The Social Security and National Insurance Trust (SSNIT) may soon struggle to pay pension benefits if the government continues delaying public sector workers’ pension contributions, warns SSNIT Director-General Kofi Osafo Maafo.
The government, which employs a significant portion of formal sector workers, has frequently delayed paying their pension contributions. This ongoing issue has led labour unions to threaten industrial action on multiple occasions.
Addressing the 2024 Operations and Benefits Conference held at Elmina Beach Resort, Mr. Osafo Maafo highlighted the growing gap between benefit payments and contributions, which threatens the scheme’s sustainability.

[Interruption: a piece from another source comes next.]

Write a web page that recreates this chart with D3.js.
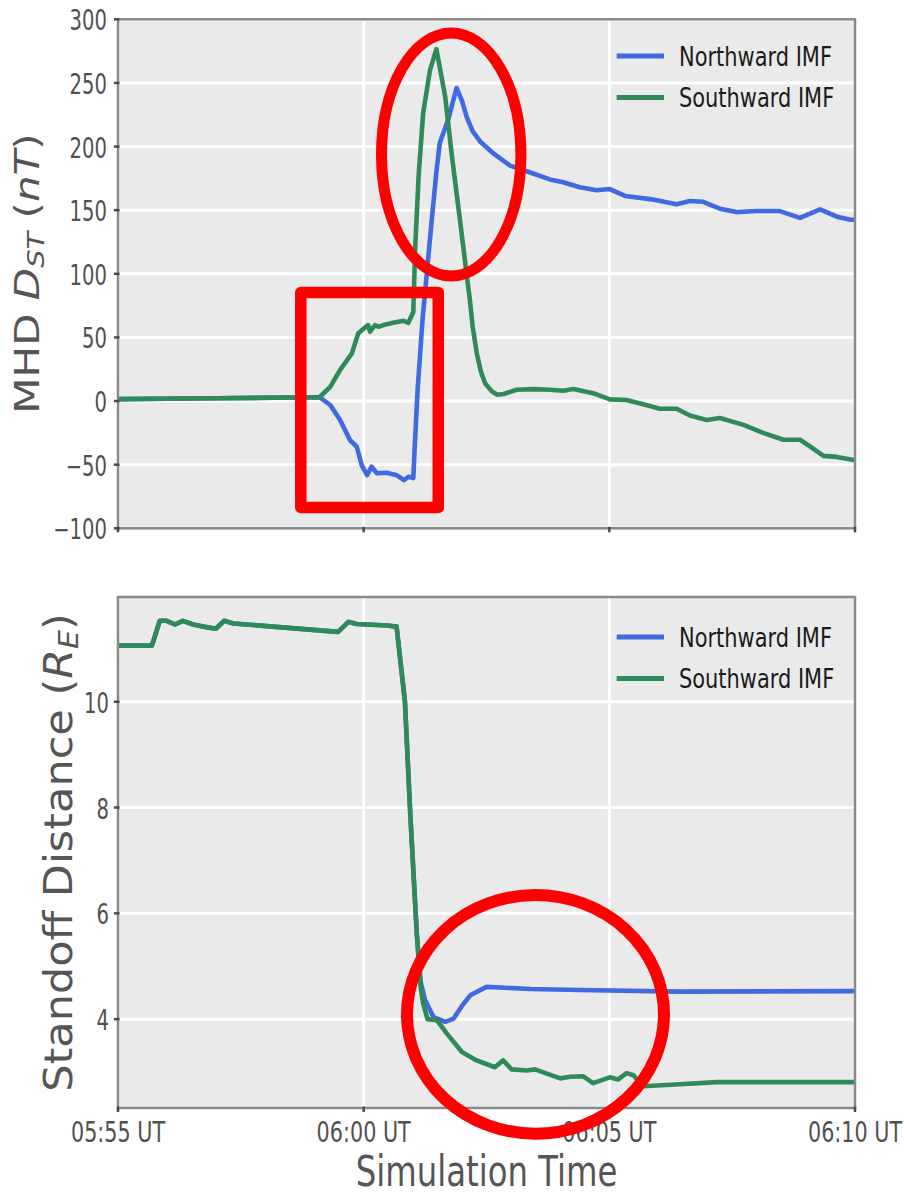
<!DOCTYPE html>
<html><head><meta charset="utf-8">
<script src="https://cdn.jsdelivr.net/npm/d3@7"></script>
<style>body{margin:0;background:#fff}svg{display:block}</style>
</head><body>
<svg id="c" width="904" height="1196"></svg>
<script>
// ---------------- data ----------------
const xTickValues = [0, 5, 10, 15];              // minutes after 05:55 UT
const xTickLabels = ["05:55 UT", "06:00 UT", "06:05 UT", "06:10 UT"];
const seriesNames = ["Northward IMF", "Southward IMF"];
const seriesColors = ["#4169E1", "#2E8B57"];
const dstTicks = [-100, -50, 0, 50, 100, 150, 200, 250, 300];
const standoffTicks = [4, 6, 8, 10];

// MHD Dst (nT) : [minutes after 05:55, value]
const dstNorth = [[0,1.5],[2,2.2],[4.1,3],[4.32,-3.1],[4.52,-14.9],[4.72,-30.6],[4.86,-35.9],[4.96,-50.3],[5.07,-58.2],[5.16,-51.6],[5.27,-56.8],[5.47,-56.3],[5.67,-58.2],[5.82,-62.1],[5.91,-59.5],[6.01,-60.5],[6.04,-35],[6.10,10],[6.2,65],[6.28,98],[6.38,140],[6.48,180],[6.55,203],[6.72,221],[6.89,246],[7.0,236],[7.10,223],[7.22,212],[7.37,204],[7.64,194.6],[7.98,185],[8.39,179.6],[8.79,174.2],[9.06,172],[9.40,168],[9.74,165.6],[10.01,166.6],[10.32,161.2],[10.83,158.7],[11.37,154.7],[11.64,157.2],[11.91,156.6],[12.25,151.2],[12.59,148.5],[13.0,149.3],[13.47,149.3],[13.88,143.9],[14.29,150.6],[14.63,144.9],[14.91,142.5],[15,142.5]];
const dstSouth = [[0,1.5],[2,2.2],[4.1,3],[4.32,11.2],[4.52,24.4],[4.76,37.5],[4.89,53.2],[5.09,59.7],[5.13,54.5],[5.23,59.7],[5.30,58.4],[5.40,59.7],[5.60,61.5],[5.81,63.1],[5.91,61.5],[6.01,70],[6.05,122],[6.12,178],[6.21,226],[6.35,260],[6.48,276.5],[6.66,239],[6.79,194.6],[6.96,142.2],[7.11,95],[7.16,80],[7.22,58],[7.30,38],[7.38,24],[7.47,14],[7.61,7.6],[7.72,5],[7.85,5.5],[8.11,8.9],[8.45,9.4],[8.79,8.9],[9.06,8.1],[9.27,9.4],[9.67,6.2],[10.01,1.3],[10.35,0.8],[10.69,-2.5],[11.03,-6],[11.37,-6],[11.64,-11.4],[11.98,-14.9],[12.25,-13.3],[12.73,-18.7],[13.13,-25],[13.54,-30.4],[13.88,-30.4],[14.09,-35.8],[14.36,-43.1],[14.63,-43.9],[15,-46.6]];

// Standoff distance (R_E)
const standoffNorth = [[0,11.06],[0.69,11.06],[0.85,11.53],[0.99,11.53],[1.16,11.46],[1.32,11.53],[1.53,11.46],[1.74,11.42],[1.99,11.38],[2.16,11.53],[2.35,11.48],[4.48,11.32],[4.69,11.51],[4.86,11.47],[5.47,11.44],[5.67,11.42],[5.84,10.0],[5.95,7.85],[6.08,5.63],[6.16,4.7],[6.25,4.36],[6.42,4.04],[6.66,3.95],[6.83,4.01],[7.0,4.25],[7.17,4.45],[7.5,4.61],[8.39,4.57],[9.40,4.55],[11.44,4.52],[15,4.53]];
const standoffSouth = [[0,11.06],[0.69,11.06],[0.85,11.53],[0.99,11.53],[1.16,11.46],[1.32,11.53],[1.53,11.46],[1.74,11.42],[1.99,11.38],[2.16,11.53],[2.35,11.48],[4.48,11.32],[4.69,11.51],[4.86,11.47],[5.47,11.44],[5.67,11.42],[5.84,10.0],[5.95,7.85],[6.08,5.63],[6.16,4.6],[6.21,4.3],[6.30,4.0],[6.49,3.98],[6.69,3.73],[7.0,3.38],[7.30,3.22],[7.67,3.09],[7.84,3.22],[8.01,3.05],[8.32,3.03],[8.49,3.05],[8.73,2.97],[9.0,2.88],[9.20,2.91],[9.47,2.92],[9.67,2.79],[10.01,2.90],[10.18,2.86],[10.35,2.98],[10.49,2.94],[10.69,2.73],[11.44,2.77],[12.19,2.81],[15,2.81]];

// ---------------- layout ----------------
const FONT = "'DejaVu Sans', sans-serif";
const svg = d3.select("#c");
const L = 118, R = 855;
const x = d3.scaleLinear().domain([0, 15]).range([L, R]);

function panel(cfg) {
  const { top, bot, y, yTicks, series, labelRight, legendY, showX } = cfg;
  const g = svg.append("g");
  g.append("rect").attr("x", L).attr("y", top).attr("width", R - L).attr("height", bot - top).attr("fill", "#EAEAEA");
  g.selectAll(".gy").data(yTicks).join("line")
    .attr("x1", L).attr("x2", R).attr("y1", d => y(d)).attr("y2", d => y(d))
    .attr("stroke", "#fff").attr("stroke-width", 3);
  g.selectAll(".gx").data(xTickValues).join("line")
    .attr("x1", d => x(d)).attr("x2", d => x(d)).attr("y1", top).attr("y2", bot)
    .attr("stroke", "#fff").attr("stroke-width", 3);
  const line = d3.line().x(d => x(d[0])).y(d => y(d[1]));
  series.forEach((s, i) => {
    g.append("path").datum(s).attr("d", line).attr("fill", "none")
      .attr("stroke", seriesColors[i]).attr("stroke-width", 4.6)
      .attr("stroke-linejoin", "round").attr("stroke-linecap", "butt");
  });
  g.append("rect").attr("x", L).attr("y", top).attr("width", R - L).attr("height", bot - top)
    .attr("fill", "none").attr("stroke", "#8a8a8a").attr("stroke-width", 2.5);
  g.selectAll(".ty").data(yTicks).join("line")
    .attr("x1", L - 4).attr("x2", L + 1.5).attr("y1", d => y(d)).attr("y2", d => y(d))
    .attr("stroke", "#4a4a4a").attr("stroke-width", 2.5);
  g.selectAll(".tyl").data(yTicks).join("text")
    .attr("transform", d => `translate(${labelRight},${y(d) + 11})scale(0.7,1)`)
    .attr("text-anchor", "end").attr("font-family", FONT).attr("font-size", 28).attr("fill", "#505050")
    .text(d => d < 0 ? "\u2212" + Math.abs(d) : d);
  g.selectAll(".tx").data(xTickValues).join("line")
    .attr("x1", d => x(d)).attr("x2", d => x(d)).attr("y1", bot - 1.5).attr("y2", bot + 4)
    .attr("stroke", "#4a4a4a").attr("stroke-width", 2.5);
  if (showX) {
    g.selectAll(".txl").data(xTickValues).join("text")
      .attr("transform", d => `translate(${x(d)},${bot + 34.3})scale(0.74,1)`)
      .attr("text-anchor", "middle").attr("font-family", FONT).attr("font-size", 28).attr("fill", "#505050")
      .text((d, i) => xTickLabels[i]);
  }
  seriesNames.forEach((n, i) => {
    const ly = legendY + i * 41.5;
    g.append("line").attr("x1", 616.7).attr("x2", 664).attr("y1", ly).attr("y2", ly)
      .attr("stroke", seriesColors[i]).attr("stroke-width", 5);
    g.append("text").attr("transform", `translate(679,${ly + 9.8})scale(0.79,1)`)
      .attr("font-family", FONT).attr("font-size", 26.5).attr("fill", "#1a1a1a").text(n);
  });
  return g;
}

const yDst = d3.scaleLinear().domain([-100, 300]).range([528.3, 19.3]);
const ySd = d3.scaleLinear().domain([2.32, 11.98]).range([1108, 597]);

panel({ top: 19.3, bot: 528.3, y: yDst, yTicks: dstTicks, series: [dstNorth, dstSouth], labelRight: 107, legendY: 56, showX: false });
panel({ top: 597, bot: 1108, y: ySd, yTicks: standoffTicks, series: [standoffNorth, standoffSouth], labelRight: 109, legendY: 637, showX: true });

const t1 = svg.append("text").attr("transform", "translate(38.5,273.5)scale(0.82,1)rotate(-90)")
  .attr("text-anchor", "middle").attr("font-family", FONT).attr("font-size", 42).attr("fill", "#555");
t1.append("tspan").text("MHD ");
t1.append("tspan").attr("font-style", "italic").text("D");
t1.append("tspan").attr("font-style", "italic").attr("font-size", 29).attr("dy", 7).text("ST");
t1.append("tspan").attr("dy", -7).text(" (");
t1.append("tspan").attr("font-style", "italic").text("nT");
t1.append("tspan").text(")");

const t2 = svg.append("text").attr("transform", "translate(71.7,852.5)scale(0.9,1)rotate(-90)")
  .attr("text-anchor", "middle").attr("font-family", FONT).attr("font-size", 43).attr("fill", "#555");
t2.append("tspan").text("Standoff Distance (");
t2.append("tspan").attr("font-style", "italic").text("R");
t2.append("tspan").attr("font-style", "italic").attr("font-size", 30).attr("dy", 7).text("E");
t2.append("tspan").attr("dy", -7).text(")");

svg.append("text").attr("transform", "translate(486.5,1185.5)scale(0.77,1)")
  .attr("text-anchor", "middle").attr("font-family", FONT).attr("font-size", 42).attr("fill", "#555")
  .text("Simulation Time");

const red = svg.append("g").attr("fill", "none").attr("stroke", "#FF0000").attr("stroke-linejoin", "round");
red.append("ellipse").attr("cx", 451.2).attr("cy", 154.5).attr("rx", 69.7).attr("ry", 121.5).attr("stroke-width", 11);
red.append("rect").attr("x", 300.8).attr("y", 292.5).attr("width", 137.5).attr("height", 215).attr("stroke-width", 11.5);
red.append("ellipse").attr("cx", 535.5).attr("cy", 1014.4).attr("rx", 128.5).attr("ry", 119.3).attr("stroke-width", 12);
</script>
</body></html>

He spoke on the issue of irregular payments for public sector workers, particularly those paid through the Controller and Accountant General’s Department. He explained that since the government is the single largest employer in Ghana, delays in these payments significantly strain SSNIT’s resources. “If this issue is not addressed promptly, it could hinder the Trust’s ability to meet future obligations,” Mr. Maafo warned.

A former National Pensions Regulatory Authority Chief Executive, Dr. Daniel Seddoh, suggested in an earlier interview that investing in businesses that employ younger workers could help sustain the scheme by increasing contributions and reducing the ratio of benefit payments.
Over the past decade, benefit payments have surged by 473.6%, while contributions have only risen by 252.9%, creating a significant imbalance that endangers SSNIT’s future obligations.